Israel’s manufacturers are facing such a shortage of labor, despite relatively high wages, that they called on the government on Monday to authorize the entry of foreign guest workers to fill jobs.
“Even though wages in industry are much higher than the nationwide average, there is a severe shortfall of about 8,000 skilled workers after many years of neglect toward vocational education and the failure to train new workers,” said Shraga Brosh, president of the Manufacturers Association, the industrialists’ trade association that issued the call.
A Manufacturers Association study found that in the third quarter of 2015, manufacturing jobs paid an average of 13,442 shekels ($3,435) a month, which is about 39% more than the average wage in Israel and nearly three times the minimum wage. In nominal terms, industrial wages rose 2.3% last year, slightly more than the national average.
Shmuel Donnerstein, who controls Rav Bariach, the maker of high-security doors, told TheMarker recently that he faced such a severe labor shortage for his Ashkelon plant that he can’t expand it to meet demand.
Brosh said the shortfall of skilled workers was weighing on economic growth and exports. “Because of the shortage of skilled workers, many factories have closed their gates in Israel and relocated overseas, where they can easily find excellent staff,” he said.
Brosh said importing workers would serve as a bridge until the government invested more in vocational and technical education, and graduates could fill jobs.
Dedicated, vocational tracks in the Israeli school system were abandoned in the 1970s in favor of a more comprehensive school system, and the remaining technical and vocational elements in high school education were further reduced in scale between 2003 and 2007. This came following concern that young people from lower-income families were being tracked into school programs that would prevent them from getting a higher education and limit their job opportunities.
In 2009, only about 35% of Israeli high school students were in a vocation and technical program.
Although the 2.3% rise in wages in the third quarter wasn’t much higher than the national average, many sectors are being forced to raise salaries more sharply due to the shortfall.

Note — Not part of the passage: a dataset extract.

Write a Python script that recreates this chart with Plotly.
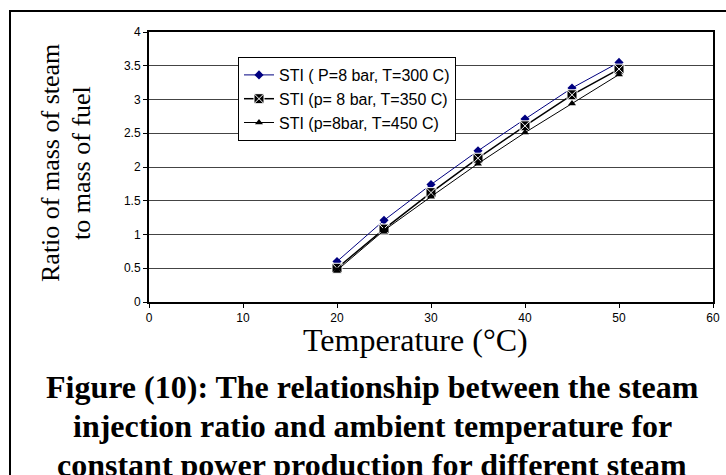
import plotly.graph_objects as go

# ---- data ----
temperature = [20, 25, 30, 35, 40, 45, 50]
sti_300 = [0.60, 1.21, 1.74, 2.24, 2.71, 3.17, 3.55]
sti_350 = [0.50, 1.08, 1.62, 2.13, 2.61, 3.07, 3.45]
sti_450 = [0.47, 1.06, 1.56, 2.05, 2.51, 2.94, 3.37]
series_names = ["STI ( P=8 bar, T=300 C)", "STI (p= 8 bar, T=350 C)", "STI (p=8bar, T=450 C)"]
x_ticks = [0, 10, 20, 30, 40, 50, 60]
y_ticks = [0, 0.5, 1, 1.5, 2, 2.5, 3, 3.5, 4]
y_tick_labels = ["0", "0.5", "1", "1.5", "2", "2.5", "3", "3.5", "4"]

W, H = 726, 475
L, R, T, B = 149, 713, 32, 302  # window pixels of the plot area


def px(x):
    return (x - L) / (R - L)


def py(y):
    return (B - y) / (B - T)


fig = go.Figure()
fig.add_trace(go.Scatter(
    x=temperature, y=sti_300, name=series_names[0], mode="lines+markers",
    line=dict(color="#000080", width=1),
    marker=dict(symbol="diamond", size=7, color="#000080")))
fig.add_trace(go.Scatter(
    x=temperature, y=sti_350, name=series_names[1], mode="lines+markers",
    line=dict(color="#000000", width=1.5),
    marker=dict(symbol="square-x", size=10, color="#000000",
                line=dict(color="#ffffff", width=1))))
fig.add_trace(go.Scatter(
    x=temperature, y=sti_450, name=series_names[2], mode="lines+markers",
    line=dict(color="#000000", width=1),
    marker=dict(symbol="triangle-up", size=7, color="#000000")))

tick_font = dict(family="Liberation Sans, Arial, sans-serif", size=12, color="#000")
serif = "Liberation Serif, Times New Roman, serif"

fig.update_layout(
    width=W, height=H,
    margin=dict(l=L, r=W - R, t=T, b=H - B, autoexpand=False),
    paper_bgcolor="white", plot_bgcolor="white",
    showlegend=True,
    legend=dict(x=px(238), y=py(57), xanchor="left", yanchor="top",
                bgcolor="white", bordercolor="black", borderwidth=1,
                font=dict(family="Liberation Sans, Arial, sans-serif", size=16, color="#000"),
                itemwidth=30, tracegroupgap=0),
    xaxis=dict(range=[0, 60], tickvals=x_ticks, ticks="outside", ticklen=4,
               tickcolor="black", showline=True, linecolor="black", linewidth=2,
               mirror=True, showgrid=False, zeroline=False, tickfont=tick_font,
               automargin=False),
    yaxis=dict(range=[0, 4], tickvals=y_ticks, ticktext=y_tick_labels,
               ticks="outside", ticklen=4, tickcolor="black", showline=True,
               linecolor="black", linewidth=2, mirror=True, showgrid=True,
               gridcolor="#444444", gridwidth=1, zeroline=False, tickfont=tick_font,
               automargin=False),
)

annotations = [
    dict(text="Temperature (°C)", x=px(415), y=py(340), xanchor="center", yanchor="middle",
         font=dict(family=serif, size=32, color="#000")),
    dict(text="Ratio of mass of steam", x=px(50), y=py(163), xanchor="center", yanchor="middle",
         textangle=-90, font=dict(family=serif, size=26, color="#000")),
    dict(text="to mass of fuel", x=px(81), y=py(163), xanchor="center", yanchor="middle",
         textangle=-90, font=dict(family=serif, size=26, color="#000")),
    dict(text="<b>Figure (10): The relationship between the steam</b>", x=px(372), y=py(387),
         xanchor="center", yanchor="middle", font=dict(family=serif, size=32, color="#000")),
    dict(text="<b>injection ratio and ambient temperature for</b>", x=px(372), y=py(426),
         xanchor="center", yanchor="middle", font=dict(family=serif, size=32, color="#000")),
    dict(text="<b>constant power production for different steam</b>", x=px(372), y=py(465),
         xanchor="center", yanchor="middle", font=dict(family=serif, size=32, color="#000")),
]
for a in annotations:
    a.update(xref="paper", yref="paper", showarrow=False)
fig.update_layout(annotations=annotations)

fig.add_shape(type="rect", xref="paper", yref="paper",
              x0=px(10), x1=px(740), y0=py(490), y1=py(11),
              line=dict(color="black", width=2), fillcolor="rgba(0,0,0,0)", layer="above")

fig.write_html(
    "out.html",
    config={"displayModeBar": False},
    post_script="document.body.style.margin='0';document.body.style.overflow='hidden';",
)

In technology-oriented sectors, wages rose an average 3.9% in the third quarter, adding to a 3.2% rise in the second. In pharmaceuticals, the third-quarter increase was 5.8%. In electronics and medical equipment, meanwhile, where the average monthly gross wage was close to 23,000 shekels, it was 5%. Even in older industries, some sectors have been seeing big pay increases. In printing, pay was up 5.5% in the third quarter.